The audio runs 42:30.
This is a unique book. Sandra Boynton (most famous for desktop calendars and coffee mugs with phrases such as “Don’t Let the Turkeys Get You Down”) wrote a musical and got performers (Kevin Bacon, Eric Stoltz, Meryl Streep, etc.) to sing the songs on the included CD.
The CD is about 48 minutes long and includes 20 songs. The book includes illustrations and lyrics in the first half, and sheet music for all songs in the second half. A younger child can listen to the songs while following along in the book, and an older child can try to play along using the sheet music.
The inclusion of celebrities on the recordings will not appeal to kids, but it’s fun for adults to hear the actor Scott Bakula sing about Pig Island:
The only way to get there is by Piggy Express — You’ve got to close your eyes and then whisper, “OOO, YES!”

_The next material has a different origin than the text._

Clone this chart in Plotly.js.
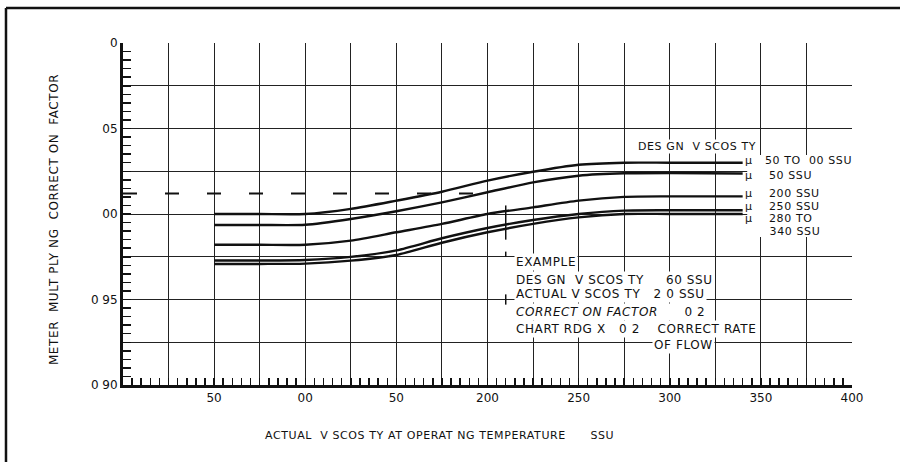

The music itself is not remarkable. The melodies are not memorable enough to have you humming them afterward. The fun is in the words and the pictures.
This book introduces the character of Hiccup, who went on to have more adventures in the better known series, “How to Train Your Dragon”. It’s a fun, but serious story of a little boy who is thrust into the world of adults (specifically tough viking men) and has to overcome fear and take on responsibility.

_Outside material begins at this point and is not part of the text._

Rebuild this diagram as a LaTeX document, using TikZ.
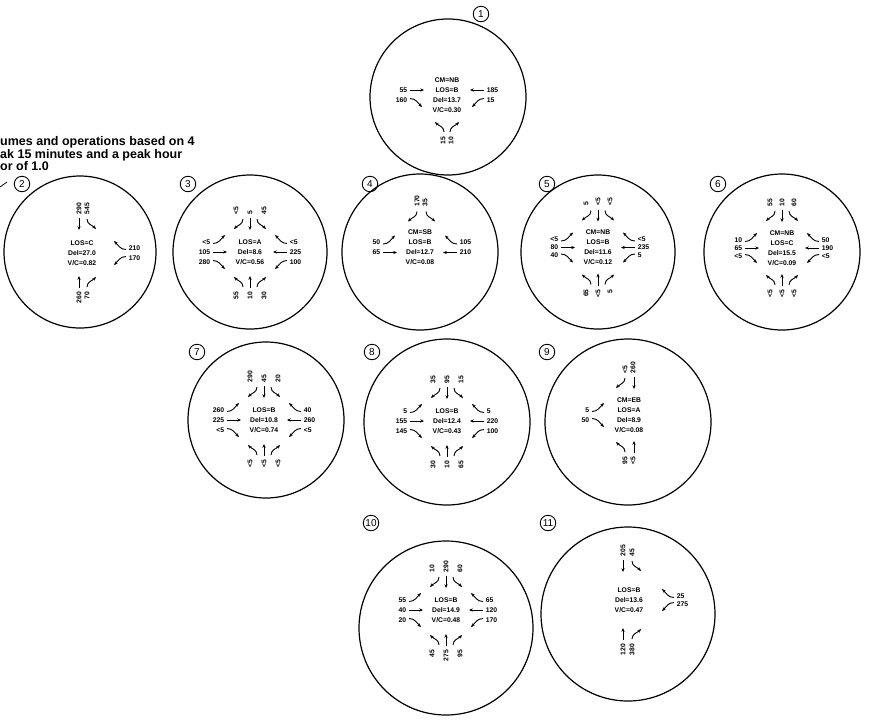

The book comes with a CD of the author, Cressida Cowell, reading the story. The CD also includes a track of the actor David Tennant (Dr. Who #10, among many other roles) reading a selection from “How to Train Your Dragon” in his rich Scottish accent.
We bought these two books when we lived in Hawai’i and were standard bedtime reading for our two-year-old, even after we moved to the mainland. They were precious enough to lug with us.

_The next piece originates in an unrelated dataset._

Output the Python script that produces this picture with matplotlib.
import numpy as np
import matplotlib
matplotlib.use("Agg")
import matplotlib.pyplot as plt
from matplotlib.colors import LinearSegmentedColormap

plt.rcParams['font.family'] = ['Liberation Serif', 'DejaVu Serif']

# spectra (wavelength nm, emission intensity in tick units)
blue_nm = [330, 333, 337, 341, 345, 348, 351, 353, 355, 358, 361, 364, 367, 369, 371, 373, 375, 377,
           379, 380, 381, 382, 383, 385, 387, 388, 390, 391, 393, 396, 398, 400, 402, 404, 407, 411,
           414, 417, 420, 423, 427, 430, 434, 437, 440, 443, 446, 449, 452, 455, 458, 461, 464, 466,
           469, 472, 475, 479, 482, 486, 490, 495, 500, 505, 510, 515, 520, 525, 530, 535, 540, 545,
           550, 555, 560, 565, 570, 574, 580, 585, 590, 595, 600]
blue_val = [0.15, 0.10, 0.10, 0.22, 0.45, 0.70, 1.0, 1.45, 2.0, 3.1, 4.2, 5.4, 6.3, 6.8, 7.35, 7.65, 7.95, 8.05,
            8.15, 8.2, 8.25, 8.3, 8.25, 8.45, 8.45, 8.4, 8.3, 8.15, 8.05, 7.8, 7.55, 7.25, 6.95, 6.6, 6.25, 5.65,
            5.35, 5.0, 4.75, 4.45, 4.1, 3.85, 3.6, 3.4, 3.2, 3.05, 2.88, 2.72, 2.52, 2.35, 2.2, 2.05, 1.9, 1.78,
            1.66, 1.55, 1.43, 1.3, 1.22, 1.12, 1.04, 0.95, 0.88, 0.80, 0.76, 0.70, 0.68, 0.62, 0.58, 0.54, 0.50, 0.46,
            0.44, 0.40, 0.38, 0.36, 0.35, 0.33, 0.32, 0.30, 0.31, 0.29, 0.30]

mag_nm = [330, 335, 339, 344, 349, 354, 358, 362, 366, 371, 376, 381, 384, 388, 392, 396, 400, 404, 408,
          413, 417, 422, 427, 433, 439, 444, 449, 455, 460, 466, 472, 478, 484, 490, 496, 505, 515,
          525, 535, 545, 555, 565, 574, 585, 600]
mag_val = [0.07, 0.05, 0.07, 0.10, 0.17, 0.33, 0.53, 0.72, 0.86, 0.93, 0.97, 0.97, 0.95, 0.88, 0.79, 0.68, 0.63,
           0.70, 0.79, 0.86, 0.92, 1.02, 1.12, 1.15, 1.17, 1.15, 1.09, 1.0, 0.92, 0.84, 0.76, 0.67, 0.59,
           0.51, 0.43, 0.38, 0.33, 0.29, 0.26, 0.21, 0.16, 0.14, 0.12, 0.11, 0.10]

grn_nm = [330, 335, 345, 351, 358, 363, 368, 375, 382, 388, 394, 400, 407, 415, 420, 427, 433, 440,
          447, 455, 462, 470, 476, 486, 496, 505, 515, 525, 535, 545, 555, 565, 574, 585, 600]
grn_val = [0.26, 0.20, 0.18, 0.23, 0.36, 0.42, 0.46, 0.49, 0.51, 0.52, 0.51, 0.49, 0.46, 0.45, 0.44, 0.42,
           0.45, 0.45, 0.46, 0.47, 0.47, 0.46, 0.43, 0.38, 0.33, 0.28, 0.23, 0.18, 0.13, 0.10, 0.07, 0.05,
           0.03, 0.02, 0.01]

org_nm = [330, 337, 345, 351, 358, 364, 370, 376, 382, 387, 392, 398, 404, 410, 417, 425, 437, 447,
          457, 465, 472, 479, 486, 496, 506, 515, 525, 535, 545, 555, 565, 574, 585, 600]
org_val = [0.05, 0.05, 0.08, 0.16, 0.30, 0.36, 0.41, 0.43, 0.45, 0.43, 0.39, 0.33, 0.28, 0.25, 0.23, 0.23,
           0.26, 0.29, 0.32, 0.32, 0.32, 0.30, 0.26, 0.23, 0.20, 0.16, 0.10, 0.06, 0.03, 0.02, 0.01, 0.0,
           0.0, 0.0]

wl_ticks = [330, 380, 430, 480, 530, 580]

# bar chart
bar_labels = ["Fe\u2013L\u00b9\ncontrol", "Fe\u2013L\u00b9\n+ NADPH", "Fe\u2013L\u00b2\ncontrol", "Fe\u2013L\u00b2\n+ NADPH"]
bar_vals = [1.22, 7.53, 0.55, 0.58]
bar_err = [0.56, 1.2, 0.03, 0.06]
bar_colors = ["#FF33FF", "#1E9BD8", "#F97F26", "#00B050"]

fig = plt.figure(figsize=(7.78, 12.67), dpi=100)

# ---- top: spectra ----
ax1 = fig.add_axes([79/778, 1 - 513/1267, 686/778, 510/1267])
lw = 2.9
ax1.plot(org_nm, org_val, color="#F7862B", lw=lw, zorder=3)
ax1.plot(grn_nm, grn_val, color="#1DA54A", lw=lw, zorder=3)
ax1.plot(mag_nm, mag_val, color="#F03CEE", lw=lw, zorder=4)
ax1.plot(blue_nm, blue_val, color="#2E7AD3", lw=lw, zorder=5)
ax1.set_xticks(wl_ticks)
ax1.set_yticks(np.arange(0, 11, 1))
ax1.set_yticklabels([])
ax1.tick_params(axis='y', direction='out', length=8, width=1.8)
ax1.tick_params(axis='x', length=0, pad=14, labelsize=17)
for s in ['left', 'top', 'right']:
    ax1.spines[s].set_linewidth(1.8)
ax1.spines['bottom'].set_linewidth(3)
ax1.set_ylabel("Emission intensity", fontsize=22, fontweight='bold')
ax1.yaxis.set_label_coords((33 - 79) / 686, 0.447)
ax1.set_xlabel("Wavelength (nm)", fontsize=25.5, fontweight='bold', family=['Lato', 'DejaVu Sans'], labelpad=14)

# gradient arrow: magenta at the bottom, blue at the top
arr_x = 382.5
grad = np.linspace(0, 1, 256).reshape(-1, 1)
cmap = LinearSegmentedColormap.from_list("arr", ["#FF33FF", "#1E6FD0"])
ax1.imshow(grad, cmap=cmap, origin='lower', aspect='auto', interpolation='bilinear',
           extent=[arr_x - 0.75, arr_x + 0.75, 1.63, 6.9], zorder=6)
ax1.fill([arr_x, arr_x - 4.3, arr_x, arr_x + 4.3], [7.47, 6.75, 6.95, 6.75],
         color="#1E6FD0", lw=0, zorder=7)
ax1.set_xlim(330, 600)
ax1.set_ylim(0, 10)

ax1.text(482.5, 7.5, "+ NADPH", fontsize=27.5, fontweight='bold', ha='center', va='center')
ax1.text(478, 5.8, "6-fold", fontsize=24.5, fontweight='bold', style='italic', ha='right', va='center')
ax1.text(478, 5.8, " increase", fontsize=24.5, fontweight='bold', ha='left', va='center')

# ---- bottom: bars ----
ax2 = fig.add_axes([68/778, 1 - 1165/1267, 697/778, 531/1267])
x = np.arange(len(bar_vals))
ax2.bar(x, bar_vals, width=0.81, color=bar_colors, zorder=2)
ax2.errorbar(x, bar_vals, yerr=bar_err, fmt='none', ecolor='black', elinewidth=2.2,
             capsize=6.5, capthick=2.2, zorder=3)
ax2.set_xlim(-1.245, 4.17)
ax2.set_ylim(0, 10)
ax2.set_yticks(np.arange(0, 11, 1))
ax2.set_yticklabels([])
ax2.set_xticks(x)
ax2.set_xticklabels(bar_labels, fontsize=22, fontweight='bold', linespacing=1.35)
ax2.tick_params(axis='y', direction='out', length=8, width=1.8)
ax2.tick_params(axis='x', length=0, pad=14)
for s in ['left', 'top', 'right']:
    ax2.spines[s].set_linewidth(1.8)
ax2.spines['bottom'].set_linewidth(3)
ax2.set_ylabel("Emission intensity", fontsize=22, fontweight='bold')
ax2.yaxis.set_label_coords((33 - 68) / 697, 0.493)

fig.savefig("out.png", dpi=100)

The drawings are fun and there is enough Hawai’ian imagery and references for the stories to feel a bit ‘exotic’ to some children, but no so much that they seem strange.
The Geckos Go To Bed story is very silly, with about 20 geckos jumping in and out of bed, knocking over the lamp, spilling milk, etc. So you may want this to be the first book of the night, not the last, because it is a bit stimulating.
Jon J. Murakami has several other books in his gecko series as well.
This is a classic that our kids asked for again and again, even taking it to kindergarten for show-and-tell. The illustration style is unique and appealing. And the text, written in verse, makes it easy for children to follow along:
Bap gave instructions for the making of the dough.
“Mix flour from above and yeast from below.
Salt from the seaside, water from the spout.
Now thump it! Bump it! Bang it about!”
The book we got came with a CD, so the kids can listen in the car or follow along with the pictures.
The story (spoiler alert) concludes with the asphyxiation of 3,999,997 wasps. The idea of so many dead bugs did not bother us or the kids, but might be alarming for some.
A true classic. The title, phrases such as “let the wild rumpus start”, and the images have become part of the American consciousness. This book is as essential a part of a child’s library as is ‘Goodnight Moon’ or ‘The Cat in the Hat’.
The theme of an angry child who wishes to run away but then returns, seeking the solace of home and a warm bed, is apt for children leaving toddler-hood.